Records with drawing code
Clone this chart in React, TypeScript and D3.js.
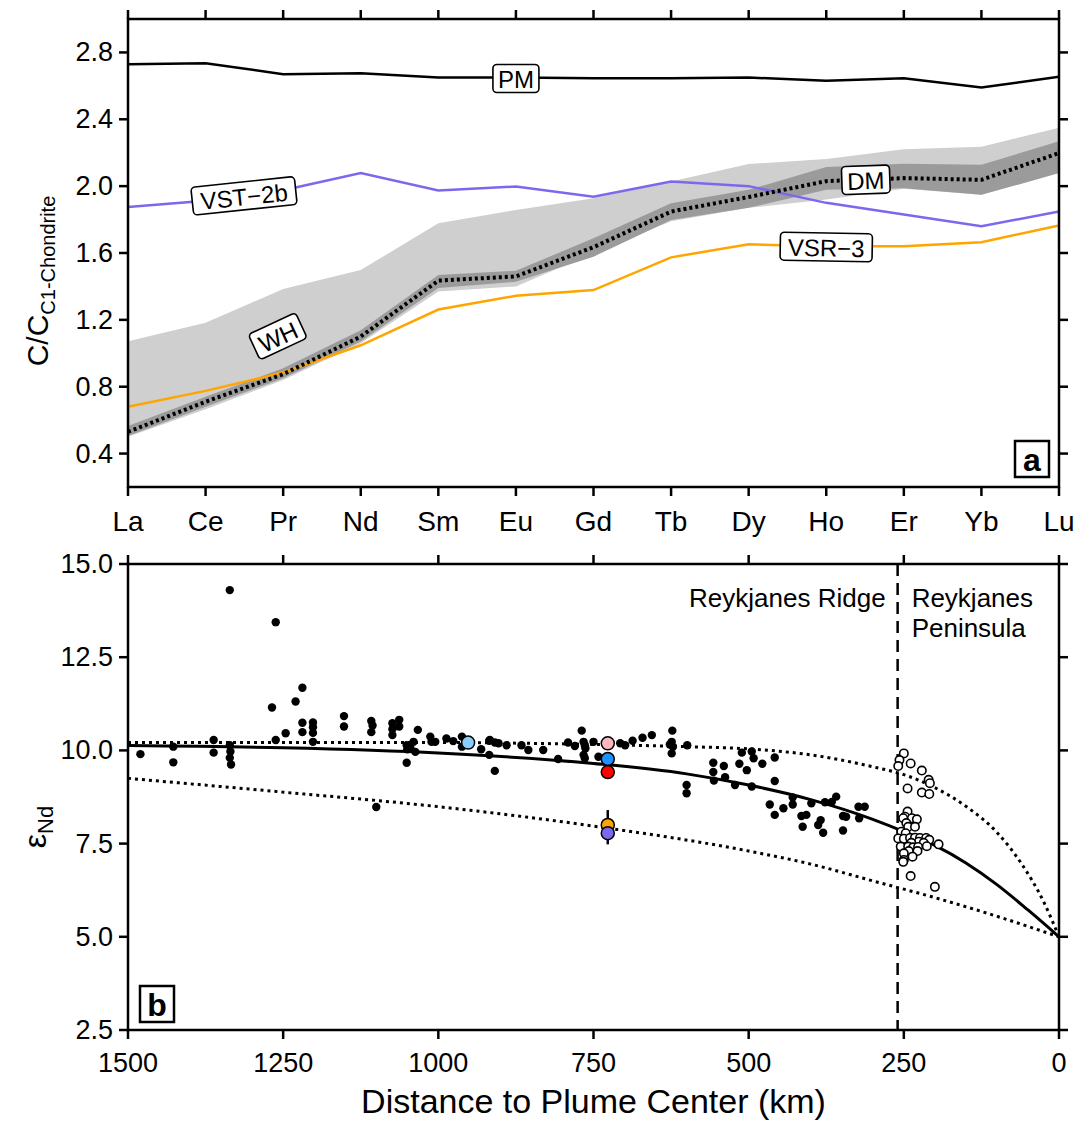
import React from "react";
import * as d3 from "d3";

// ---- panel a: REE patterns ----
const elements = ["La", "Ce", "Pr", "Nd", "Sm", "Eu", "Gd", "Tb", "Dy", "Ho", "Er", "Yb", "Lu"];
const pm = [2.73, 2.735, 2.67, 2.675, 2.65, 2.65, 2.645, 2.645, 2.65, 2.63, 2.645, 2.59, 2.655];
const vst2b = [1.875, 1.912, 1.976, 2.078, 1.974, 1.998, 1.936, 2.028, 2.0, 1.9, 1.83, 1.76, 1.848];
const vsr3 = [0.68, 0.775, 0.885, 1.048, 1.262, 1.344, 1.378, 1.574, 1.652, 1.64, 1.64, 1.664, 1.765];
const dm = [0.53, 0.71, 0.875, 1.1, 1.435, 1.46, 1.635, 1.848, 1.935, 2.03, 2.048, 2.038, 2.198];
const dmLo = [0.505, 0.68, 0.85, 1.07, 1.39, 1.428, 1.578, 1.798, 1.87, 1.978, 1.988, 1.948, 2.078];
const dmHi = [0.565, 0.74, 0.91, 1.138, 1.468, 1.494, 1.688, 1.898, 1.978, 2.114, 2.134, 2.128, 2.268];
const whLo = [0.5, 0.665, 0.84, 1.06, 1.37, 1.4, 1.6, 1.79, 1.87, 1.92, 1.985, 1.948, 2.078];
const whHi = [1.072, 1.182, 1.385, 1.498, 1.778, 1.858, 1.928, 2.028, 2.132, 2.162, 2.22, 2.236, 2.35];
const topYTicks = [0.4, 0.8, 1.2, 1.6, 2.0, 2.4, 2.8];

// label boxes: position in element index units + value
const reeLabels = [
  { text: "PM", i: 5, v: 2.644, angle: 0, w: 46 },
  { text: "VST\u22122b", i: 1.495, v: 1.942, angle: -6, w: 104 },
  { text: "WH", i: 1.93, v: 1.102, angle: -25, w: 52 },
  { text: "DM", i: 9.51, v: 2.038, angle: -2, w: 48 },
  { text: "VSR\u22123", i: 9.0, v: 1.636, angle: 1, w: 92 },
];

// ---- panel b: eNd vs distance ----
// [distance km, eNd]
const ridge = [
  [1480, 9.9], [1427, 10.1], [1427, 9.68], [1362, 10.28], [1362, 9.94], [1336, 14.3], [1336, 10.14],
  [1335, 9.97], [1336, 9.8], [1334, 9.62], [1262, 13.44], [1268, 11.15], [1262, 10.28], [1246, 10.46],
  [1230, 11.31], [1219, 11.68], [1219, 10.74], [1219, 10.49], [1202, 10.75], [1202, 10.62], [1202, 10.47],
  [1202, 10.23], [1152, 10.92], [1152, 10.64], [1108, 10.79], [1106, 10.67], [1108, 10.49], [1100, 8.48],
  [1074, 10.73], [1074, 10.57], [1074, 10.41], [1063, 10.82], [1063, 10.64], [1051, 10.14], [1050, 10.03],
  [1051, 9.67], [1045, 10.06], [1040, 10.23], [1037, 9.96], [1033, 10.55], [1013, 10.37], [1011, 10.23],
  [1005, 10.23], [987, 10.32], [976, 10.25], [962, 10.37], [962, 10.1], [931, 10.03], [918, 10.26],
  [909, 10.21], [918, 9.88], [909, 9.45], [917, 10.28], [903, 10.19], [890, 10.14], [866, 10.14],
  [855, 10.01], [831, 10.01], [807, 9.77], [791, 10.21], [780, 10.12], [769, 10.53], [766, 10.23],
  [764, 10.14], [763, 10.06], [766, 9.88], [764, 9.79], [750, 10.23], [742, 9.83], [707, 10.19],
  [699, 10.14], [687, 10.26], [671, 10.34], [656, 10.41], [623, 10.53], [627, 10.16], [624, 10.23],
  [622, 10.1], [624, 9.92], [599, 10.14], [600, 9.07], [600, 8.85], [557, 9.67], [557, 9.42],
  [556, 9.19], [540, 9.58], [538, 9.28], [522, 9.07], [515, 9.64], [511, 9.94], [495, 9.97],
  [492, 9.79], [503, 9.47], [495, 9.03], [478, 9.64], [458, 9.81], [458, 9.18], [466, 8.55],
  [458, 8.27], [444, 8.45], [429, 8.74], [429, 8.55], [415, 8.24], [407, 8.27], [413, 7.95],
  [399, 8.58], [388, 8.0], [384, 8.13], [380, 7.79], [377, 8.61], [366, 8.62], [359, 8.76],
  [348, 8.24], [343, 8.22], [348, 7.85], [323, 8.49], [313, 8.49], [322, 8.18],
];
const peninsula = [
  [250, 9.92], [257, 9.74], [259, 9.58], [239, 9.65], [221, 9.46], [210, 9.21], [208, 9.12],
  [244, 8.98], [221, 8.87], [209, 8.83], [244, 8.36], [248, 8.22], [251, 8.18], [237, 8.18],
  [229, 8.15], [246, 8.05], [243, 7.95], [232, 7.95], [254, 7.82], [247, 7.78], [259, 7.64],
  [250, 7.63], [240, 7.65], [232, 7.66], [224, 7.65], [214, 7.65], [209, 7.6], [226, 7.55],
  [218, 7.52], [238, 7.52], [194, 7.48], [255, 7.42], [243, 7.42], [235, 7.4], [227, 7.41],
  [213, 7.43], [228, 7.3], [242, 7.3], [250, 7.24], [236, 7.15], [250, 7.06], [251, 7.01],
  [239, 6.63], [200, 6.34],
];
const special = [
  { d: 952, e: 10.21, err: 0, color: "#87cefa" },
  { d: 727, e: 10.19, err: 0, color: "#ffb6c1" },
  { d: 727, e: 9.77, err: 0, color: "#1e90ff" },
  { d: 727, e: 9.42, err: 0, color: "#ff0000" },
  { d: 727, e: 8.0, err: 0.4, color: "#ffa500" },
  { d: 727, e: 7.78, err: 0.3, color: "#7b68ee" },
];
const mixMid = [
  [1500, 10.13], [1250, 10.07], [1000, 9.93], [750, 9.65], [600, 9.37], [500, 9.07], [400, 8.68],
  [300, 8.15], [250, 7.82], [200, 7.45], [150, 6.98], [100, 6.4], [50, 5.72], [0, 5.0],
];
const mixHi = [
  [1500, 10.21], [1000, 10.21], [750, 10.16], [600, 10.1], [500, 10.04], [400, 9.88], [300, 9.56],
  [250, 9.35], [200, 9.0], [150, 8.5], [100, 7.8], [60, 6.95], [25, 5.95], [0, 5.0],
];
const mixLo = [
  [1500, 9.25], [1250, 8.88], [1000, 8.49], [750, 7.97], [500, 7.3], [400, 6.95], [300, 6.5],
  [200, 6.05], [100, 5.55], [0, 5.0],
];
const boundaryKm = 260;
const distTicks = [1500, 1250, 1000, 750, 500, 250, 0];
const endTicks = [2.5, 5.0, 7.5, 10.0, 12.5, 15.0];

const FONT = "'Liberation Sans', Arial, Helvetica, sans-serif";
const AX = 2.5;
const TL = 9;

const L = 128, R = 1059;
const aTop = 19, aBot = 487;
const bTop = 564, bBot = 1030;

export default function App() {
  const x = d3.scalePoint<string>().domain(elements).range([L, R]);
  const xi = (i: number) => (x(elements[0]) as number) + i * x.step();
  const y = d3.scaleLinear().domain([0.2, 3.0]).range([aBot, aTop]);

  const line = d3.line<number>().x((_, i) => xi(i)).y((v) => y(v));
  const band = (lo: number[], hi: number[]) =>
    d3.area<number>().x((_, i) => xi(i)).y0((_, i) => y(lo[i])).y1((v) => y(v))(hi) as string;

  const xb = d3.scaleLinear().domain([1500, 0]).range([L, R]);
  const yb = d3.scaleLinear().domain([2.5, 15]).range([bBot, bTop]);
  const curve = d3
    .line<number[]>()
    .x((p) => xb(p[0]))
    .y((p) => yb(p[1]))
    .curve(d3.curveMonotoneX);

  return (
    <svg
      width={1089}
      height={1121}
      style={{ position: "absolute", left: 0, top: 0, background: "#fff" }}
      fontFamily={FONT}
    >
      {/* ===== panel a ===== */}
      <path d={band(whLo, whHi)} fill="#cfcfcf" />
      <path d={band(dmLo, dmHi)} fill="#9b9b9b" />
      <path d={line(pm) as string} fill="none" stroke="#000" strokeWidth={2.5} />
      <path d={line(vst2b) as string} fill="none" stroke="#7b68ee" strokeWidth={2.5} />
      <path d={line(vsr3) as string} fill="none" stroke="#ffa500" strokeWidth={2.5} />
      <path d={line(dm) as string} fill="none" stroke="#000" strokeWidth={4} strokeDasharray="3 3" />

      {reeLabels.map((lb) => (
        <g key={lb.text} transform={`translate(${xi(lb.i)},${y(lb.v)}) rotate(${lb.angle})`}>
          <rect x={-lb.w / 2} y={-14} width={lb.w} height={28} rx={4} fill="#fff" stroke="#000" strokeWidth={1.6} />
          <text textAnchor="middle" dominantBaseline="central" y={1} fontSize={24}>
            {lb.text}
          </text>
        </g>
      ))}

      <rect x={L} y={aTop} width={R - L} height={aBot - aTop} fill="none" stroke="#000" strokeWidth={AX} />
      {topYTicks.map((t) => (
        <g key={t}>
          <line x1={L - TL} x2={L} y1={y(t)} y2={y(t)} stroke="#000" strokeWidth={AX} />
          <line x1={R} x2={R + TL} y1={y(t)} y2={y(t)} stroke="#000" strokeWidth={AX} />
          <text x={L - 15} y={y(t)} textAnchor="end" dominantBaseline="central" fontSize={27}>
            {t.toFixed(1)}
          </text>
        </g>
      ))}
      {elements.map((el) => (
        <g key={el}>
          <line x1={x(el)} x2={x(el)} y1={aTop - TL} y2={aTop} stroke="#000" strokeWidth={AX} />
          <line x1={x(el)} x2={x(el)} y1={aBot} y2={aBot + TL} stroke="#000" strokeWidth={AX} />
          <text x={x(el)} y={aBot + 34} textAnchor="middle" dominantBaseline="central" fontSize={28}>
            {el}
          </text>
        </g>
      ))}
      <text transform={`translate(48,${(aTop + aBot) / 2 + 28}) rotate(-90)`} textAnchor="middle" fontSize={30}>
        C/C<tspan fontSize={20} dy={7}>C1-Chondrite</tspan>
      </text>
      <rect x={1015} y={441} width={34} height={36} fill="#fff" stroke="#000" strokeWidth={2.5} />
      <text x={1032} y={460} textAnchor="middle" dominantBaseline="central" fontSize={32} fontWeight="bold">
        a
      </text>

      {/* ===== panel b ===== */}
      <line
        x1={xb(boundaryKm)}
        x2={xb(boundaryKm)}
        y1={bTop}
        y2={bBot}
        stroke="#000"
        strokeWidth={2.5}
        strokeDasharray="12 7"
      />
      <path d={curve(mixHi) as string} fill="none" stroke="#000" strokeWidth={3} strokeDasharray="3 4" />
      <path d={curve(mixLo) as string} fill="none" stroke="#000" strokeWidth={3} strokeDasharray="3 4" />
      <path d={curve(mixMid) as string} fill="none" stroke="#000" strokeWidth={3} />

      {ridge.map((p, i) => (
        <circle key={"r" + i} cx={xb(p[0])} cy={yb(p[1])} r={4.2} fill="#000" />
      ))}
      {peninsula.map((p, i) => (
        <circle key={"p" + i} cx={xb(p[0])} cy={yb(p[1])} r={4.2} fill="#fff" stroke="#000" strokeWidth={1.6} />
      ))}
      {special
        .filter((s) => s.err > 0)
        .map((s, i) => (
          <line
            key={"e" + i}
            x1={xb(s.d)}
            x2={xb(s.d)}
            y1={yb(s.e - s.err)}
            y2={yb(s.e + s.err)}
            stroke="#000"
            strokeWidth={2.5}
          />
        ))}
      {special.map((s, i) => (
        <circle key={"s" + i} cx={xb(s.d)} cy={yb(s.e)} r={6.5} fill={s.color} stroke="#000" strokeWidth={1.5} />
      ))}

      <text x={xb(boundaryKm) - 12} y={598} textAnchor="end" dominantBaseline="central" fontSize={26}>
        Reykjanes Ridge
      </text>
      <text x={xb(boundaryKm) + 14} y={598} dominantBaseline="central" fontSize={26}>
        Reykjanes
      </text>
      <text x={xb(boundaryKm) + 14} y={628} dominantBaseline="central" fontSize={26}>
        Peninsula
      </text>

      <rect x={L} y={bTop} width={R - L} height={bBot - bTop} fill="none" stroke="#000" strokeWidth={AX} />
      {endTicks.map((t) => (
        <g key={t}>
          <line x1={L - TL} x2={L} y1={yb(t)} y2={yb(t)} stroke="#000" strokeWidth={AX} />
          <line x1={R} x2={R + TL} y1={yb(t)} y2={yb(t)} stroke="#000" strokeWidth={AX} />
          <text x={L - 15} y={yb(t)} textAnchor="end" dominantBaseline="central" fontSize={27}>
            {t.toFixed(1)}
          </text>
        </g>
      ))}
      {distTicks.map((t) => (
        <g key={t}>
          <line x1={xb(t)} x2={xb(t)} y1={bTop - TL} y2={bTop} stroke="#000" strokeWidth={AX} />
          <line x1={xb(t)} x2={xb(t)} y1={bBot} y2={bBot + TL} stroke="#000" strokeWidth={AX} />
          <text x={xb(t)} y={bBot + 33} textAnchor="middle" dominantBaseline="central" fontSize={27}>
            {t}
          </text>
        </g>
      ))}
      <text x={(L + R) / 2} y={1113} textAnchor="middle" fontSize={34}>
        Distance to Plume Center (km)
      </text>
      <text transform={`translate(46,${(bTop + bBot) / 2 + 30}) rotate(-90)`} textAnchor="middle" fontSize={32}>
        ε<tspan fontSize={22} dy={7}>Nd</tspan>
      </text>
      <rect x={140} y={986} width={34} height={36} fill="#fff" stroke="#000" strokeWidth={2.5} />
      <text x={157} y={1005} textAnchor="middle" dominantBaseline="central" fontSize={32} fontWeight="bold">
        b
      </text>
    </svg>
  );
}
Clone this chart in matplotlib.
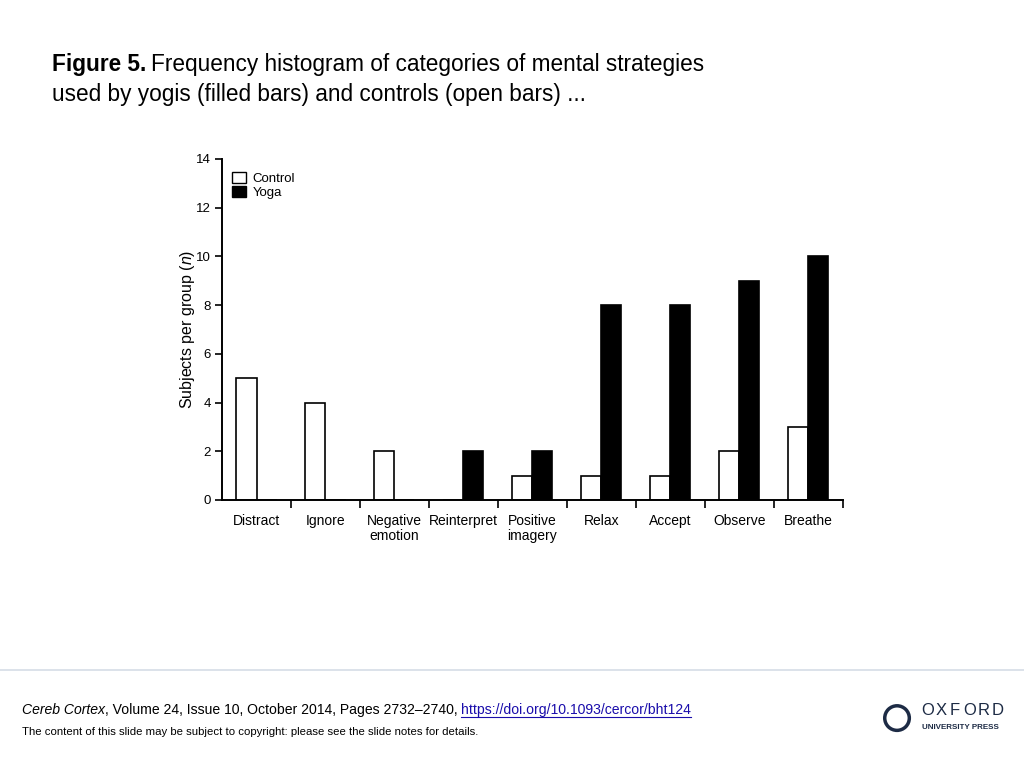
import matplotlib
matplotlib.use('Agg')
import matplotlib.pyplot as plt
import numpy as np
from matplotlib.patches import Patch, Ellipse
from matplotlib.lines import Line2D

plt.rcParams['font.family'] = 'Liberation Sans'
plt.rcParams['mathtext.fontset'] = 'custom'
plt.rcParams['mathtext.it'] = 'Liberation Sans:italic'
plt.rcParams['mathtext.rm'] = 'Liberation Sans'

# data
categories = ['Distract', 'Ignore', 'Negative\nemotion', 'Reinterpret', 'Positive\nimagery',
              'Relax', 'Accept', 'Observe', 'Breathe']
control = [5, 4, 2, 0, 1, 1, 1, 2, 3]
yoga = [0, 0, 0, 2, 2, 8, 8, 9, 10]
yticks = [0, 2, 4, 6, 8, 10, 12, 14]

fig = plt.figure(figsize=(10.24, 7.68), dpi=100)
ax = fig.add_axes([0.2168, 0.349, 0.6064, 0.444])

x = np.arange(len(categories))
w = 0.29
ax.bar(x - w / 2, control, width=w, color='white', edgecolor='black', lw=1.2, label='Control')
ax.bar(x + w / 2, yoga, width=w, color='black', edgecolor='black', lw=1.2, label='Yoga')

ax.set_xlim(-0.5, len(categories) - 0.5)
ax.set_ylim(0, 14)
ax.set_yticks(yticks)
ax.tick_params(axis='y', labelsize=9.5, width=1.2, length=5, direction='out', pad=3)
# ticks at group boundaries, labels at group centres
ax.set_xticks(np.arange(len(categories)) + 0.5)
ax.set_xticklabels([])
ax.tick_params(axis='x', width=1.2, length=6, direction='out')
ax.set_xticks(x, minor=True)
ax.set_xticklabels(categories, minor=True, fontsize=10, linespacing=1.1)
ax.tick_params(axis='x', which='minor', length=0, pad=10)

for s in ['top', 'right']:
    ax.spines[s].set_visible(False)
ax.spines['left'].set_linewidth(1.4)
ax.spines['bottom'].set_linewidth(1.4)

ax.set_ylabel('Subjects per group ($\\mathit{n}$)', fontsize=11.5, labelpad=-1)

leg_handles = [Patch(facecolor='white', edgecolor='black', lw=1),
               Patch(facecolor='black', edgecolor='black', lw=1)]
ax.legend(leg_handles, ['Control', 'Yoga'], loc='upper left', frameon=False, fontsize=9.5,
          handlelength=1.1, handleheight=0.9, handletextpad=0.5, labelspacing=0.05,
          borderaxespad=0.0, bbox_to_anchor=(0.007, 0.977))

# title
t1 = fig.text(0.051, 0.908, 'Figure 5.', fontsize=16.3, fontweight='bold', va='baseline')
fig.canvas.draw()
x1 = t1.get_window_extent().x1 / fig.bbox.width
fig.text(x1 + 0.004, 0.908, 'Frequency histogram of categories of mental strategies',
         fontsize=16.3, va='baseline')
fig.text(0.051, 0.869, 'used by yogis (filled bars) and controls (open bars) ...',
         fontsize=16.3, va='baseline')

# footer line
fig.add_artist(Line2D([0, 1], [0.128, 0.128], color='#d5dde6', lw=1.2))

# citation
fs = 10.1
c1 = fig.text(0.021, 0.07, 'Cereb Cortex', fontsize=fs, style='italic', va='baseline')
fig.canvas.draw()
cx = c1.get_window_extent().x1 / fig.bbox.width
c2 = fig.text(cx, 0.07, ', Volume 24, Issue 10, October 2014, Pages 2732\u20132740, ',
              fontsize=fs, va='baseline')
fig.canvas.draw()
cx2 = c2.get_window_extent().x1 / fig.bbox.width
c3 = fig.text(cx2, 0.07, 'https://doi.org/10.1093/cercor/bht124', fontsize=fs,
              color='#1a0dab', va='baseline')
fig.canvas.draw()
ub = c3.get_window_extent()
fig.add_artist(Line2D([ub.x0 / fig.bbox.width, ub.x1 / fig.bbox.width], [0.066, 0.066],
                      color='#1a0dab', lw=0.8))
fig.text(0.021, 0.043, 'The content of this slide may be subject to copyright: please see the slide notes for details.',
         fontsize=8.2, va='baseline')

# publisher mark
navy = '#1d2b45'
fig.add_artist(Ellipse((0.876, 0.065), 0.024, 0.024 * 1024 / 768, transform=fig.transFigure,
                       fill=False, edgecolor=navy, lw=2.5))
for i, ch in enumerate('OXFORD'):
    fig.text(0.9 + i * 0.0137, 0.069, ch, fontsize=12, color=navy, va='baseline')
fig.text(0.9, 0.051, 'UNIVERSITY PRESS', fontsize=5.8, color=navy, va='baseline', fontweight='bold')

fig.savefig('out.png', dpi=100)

Exercise prompt>
Show the lines that mention the word "chart".

Task result>
Clone this chart in React, TypeScript and D3.js.
Clone this chart in matplotlib.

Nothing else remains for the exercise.